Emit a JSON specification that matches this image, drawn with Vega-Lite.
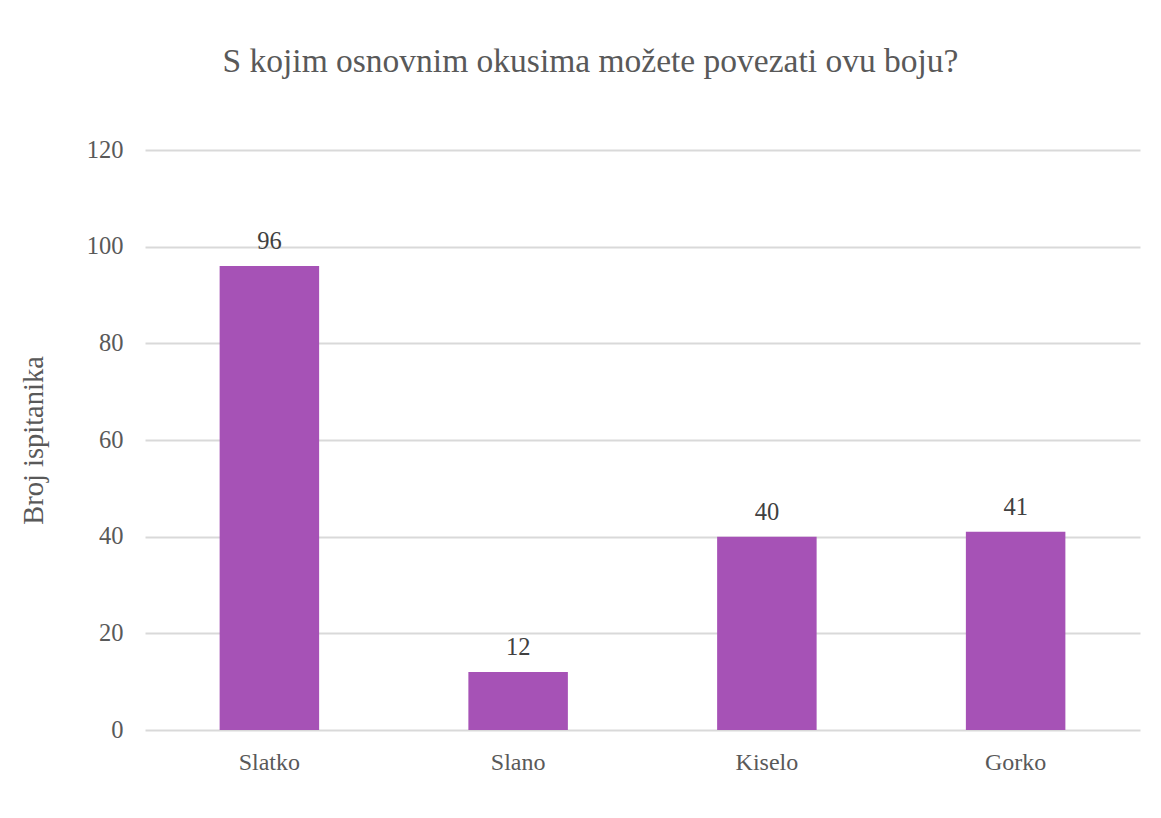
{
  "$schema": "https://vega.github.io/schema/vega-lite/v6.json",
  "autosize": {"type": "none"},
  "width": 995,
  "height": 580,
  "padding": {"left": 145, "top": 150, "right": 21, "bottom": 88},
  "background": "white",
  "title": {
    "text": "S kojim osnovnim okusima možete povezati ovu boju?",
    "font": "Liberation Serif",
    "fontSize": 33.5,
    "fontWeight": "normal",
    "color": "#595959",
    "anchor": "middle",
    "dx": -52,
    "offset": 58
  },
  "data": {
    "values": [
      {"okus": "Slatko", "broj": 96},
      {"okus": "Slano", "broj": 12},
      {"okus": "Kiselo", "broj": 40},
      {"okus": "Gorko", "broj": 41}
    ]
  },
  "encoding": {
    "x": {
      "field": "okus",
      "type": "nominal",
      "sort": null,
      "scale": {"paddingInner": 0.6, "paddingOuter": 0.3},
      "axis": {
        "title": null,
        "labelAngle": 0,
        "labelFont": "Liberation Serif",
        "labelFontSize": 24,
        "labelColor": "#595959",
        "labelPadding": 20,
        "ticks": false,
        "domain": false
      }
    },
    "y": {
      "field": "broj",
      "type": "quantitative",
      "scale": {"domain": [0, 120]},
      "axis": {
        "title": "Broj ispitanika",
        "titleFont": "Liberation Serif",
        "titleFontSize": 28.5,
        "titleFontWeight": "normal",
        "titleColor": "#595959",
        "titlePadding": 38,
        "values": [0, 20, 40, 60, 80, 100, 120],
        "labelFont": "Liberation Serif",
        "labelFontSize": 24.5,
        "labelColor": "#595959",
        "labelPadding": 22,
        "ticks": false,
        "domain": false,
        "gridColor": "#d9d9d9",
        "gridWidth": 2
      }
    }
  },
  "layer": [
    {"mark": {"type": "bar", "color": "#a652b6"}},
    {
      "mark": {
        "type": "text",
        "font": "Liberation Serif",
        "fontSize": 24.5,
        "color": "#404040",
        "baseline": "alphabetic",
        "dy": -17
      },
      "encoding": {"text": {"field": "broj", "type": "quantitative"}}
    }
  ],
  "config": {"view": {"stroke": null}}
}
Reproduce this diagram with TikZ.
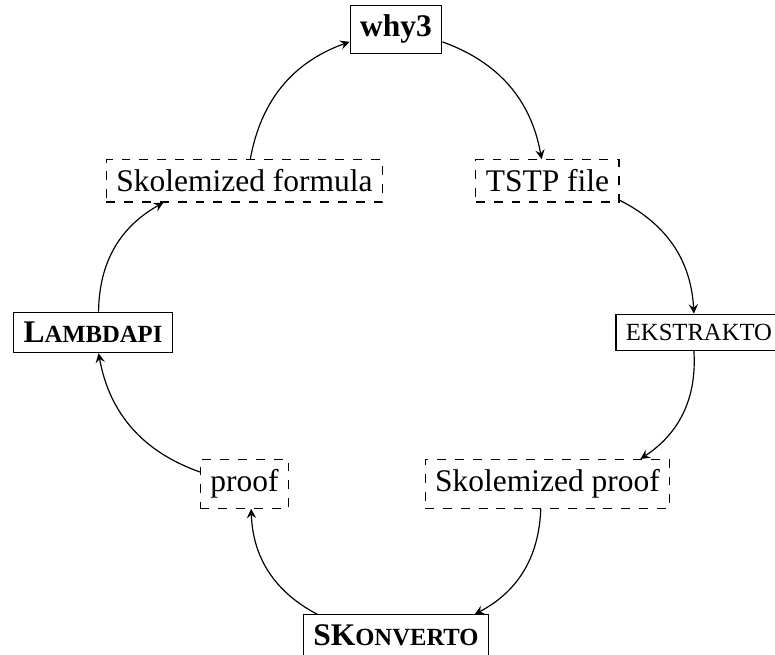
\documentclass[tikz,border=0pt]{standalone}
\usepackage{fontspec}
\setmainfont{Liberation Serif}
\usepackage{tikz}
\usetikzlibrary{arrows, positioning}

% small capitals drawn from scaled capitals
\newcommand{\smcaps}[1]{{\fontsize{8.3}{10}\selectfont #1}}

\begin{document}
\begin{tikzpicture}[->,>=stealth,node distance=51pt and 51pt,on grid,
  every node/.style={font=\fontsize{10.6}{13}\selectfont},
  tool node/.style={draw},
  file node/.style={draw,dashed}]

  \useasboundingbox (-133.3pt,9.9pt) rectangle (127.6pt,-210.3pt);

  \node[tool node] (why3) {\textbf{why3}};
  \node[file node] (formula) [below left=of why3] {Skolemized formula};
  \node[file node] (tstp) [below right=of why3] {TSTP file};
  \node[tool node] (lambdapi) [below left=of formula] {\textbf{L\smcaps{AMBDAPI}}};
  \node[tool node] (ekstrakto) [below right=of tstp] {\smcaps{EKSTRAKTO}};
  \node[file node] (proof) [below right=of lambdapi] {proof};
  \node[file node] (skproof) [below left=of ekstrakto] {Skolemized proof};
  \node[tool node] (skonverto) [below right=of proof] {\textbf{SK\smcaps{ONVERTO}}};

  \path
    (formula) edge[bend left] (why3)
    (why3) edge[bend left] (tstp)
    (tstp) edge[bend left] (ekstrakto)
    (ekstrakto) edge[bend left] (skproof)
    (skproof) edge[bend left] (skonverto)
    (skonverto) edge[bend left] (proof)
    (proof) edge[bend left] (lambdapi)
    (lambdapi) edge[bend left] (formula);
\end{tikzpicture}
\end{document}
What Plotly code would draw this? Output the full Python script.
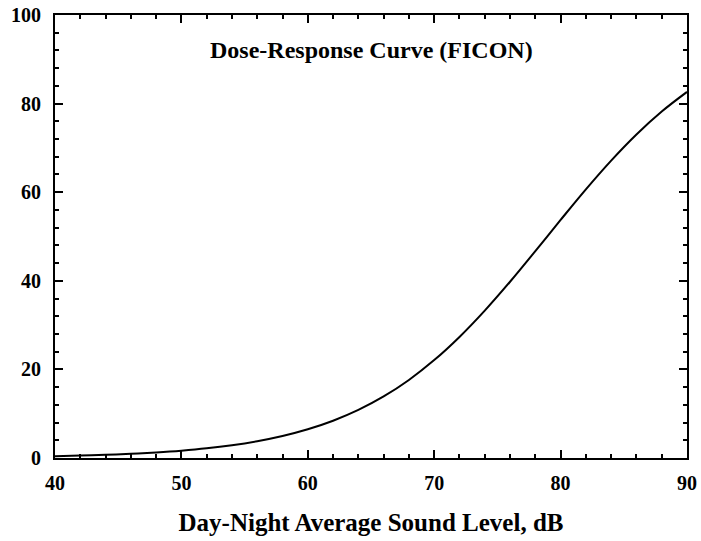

EXERCISE DESCRIPTION: Retype the entries word for word. Omit any images.

RESULT OF THE TASK:
Emit a JSON specification that matches this image, drawn with Vega-Lite.
{
  "$schema": "https://vega.github.io/schema/vega-lite/v6.json",
  "autosize": {"type": "none"},
  "width": 995,
  "height": 580,
  "padding": {"left": 145, "top": 150, "right": 21, "bottom": 88},
  "background": "white",
  "title": {
    "text": "S kojim osnovnim okusima možete povezati ovu boju?",
    "font": "Liberation Serif",
    "fontSize": 33.5,
    "fontWeight": "normal",
    "color": "#595959",
    "anchor": "middle",
    "dx": -52,
    "offset": 58
  },
  "data": {
    "values": [
      {"okus": "Slatko", "broj": 96},
      {"okus": "Slano", "broj": 12},
      {"okus": "Kiselo", "broj": 40},
      {"okus": "Gorko", "broj": 41}
    ]
  },
  "encoding": {
    "x": {
      "field": "okus",
      "type": "nominal",
      "sort": null,
      "scale": {"paddingInner": 0.6, "paddingOuter": 0.3},
      "axis": {
        "title": null,
        "labelAngle": 0,
        "labelFont": "Liberation Serif",
        "labelFontSize": 24,
        "labelColor": "#595959",
        "labelPadding": 20,
        "ticks": false,
        "domain": false
      }
    },
    "y": {
      "field": "broj",
      "type": "quantitative",
      "scale": {"domain": [0, 120]},
      "axis": {
        "title": "Broj ispitanika",
        "titleFont": "Liberation Serif",
        "titleFontSize": 28.5,
        "titleFontWeight": "normal",
        "titleColor": "#595959",
        "titlePadding": 38,
        "values": [0, 20, 40, 60, 80, 100, 120],
        "labelFont": "Liberation Serif",
        "labelFontSize": 24.5,
        "labelColor": "#595959",
        "labelPadding": 22,
        "ticks": false,
        "domain": false,
        "gridColor": "#d9d9d9",
        "gridWidth": 2
      }
    }
  },
  "layer": [
    {"mark": {"type": "bar", "color": "#a652b6"}},
    {
      "mark": {
        "type": "text",
        "font": "Liberation Serif",
        "fontSize": 24.5,
        "color": "#404040",
        "baseline": "alphabetic",
        "dy": -17
      },
      "encoding": {"text": {"field": "broj", "type": "quantitative"}}
    }
  ],
  "config": {"view": {"stroke": null}}
}
Reproduce this diagram with TikZ.
\documentclass[tikz,border=0pt]{standalone}
\usepackage{fontspec}
\setmainfont{Liberation Serif}
\usepackage{tikz}
\usetikzlibrary{arrows, positioning}

% small capitals drawn from scaled capitals
\newcommand{\smcaps}[1]{{\fontsize{8.3}{10}\selectfont #1}}

\begin{document}
\begin{tikzpicture}[->,>=stealth,node distance=51pt and 51pt,on grid,
  every node/.style={font=\fontsize{10.6}{13}\selectfont},
  tool node/.style={draw},
  file node/.style={draw,dashed}]

  \useasboundingbox (-133.3pt,9.9pt) rectangle (127.6pt,-210.3pt);

  \node[tool node] (why3) {\textbf{why3}};
  \node[file node] (formula) [below left=of why3] {Skolemized formula};
  \node[file node] (tstp) [below right=of why3] {TSTP file};
  \node[tool node] (lambdapi) [below left=of formula] {\textbf{L\smcaps{AMBDAPI}}};
  \node[tool node] (ekstrakto) [below right=of tstp] {\smcaps{EKSTRAKTO}};
  \node[file node] (proof) [below right=of lambdapi] {proof};
  \node[file node] (skproof) [below left=of ekstrakto] {Skolemized proof};
  \node[tool node] (skonverto) [below right=of proof] {\textbf{SK\smcaps{ONVERTO}}};

  \path
    (formula) edge[bend left] (why3)
    (why3) edge[bend left] (tstp)
    (tstp) edge[bend left] (ekstrakto)
    (ekstrakto) edge[bend left] (skproof)
    (skproof) edge[bend left] (skonverto)
    (skonverto) edge[bend left] (proof)
    (proof) edge[bend left] (lambdapi)
    (lambdapi) edge[bend left] (formula);
\end{tikzpicture}
\end{document}
What Plotly code would draw this? Output the full Python script.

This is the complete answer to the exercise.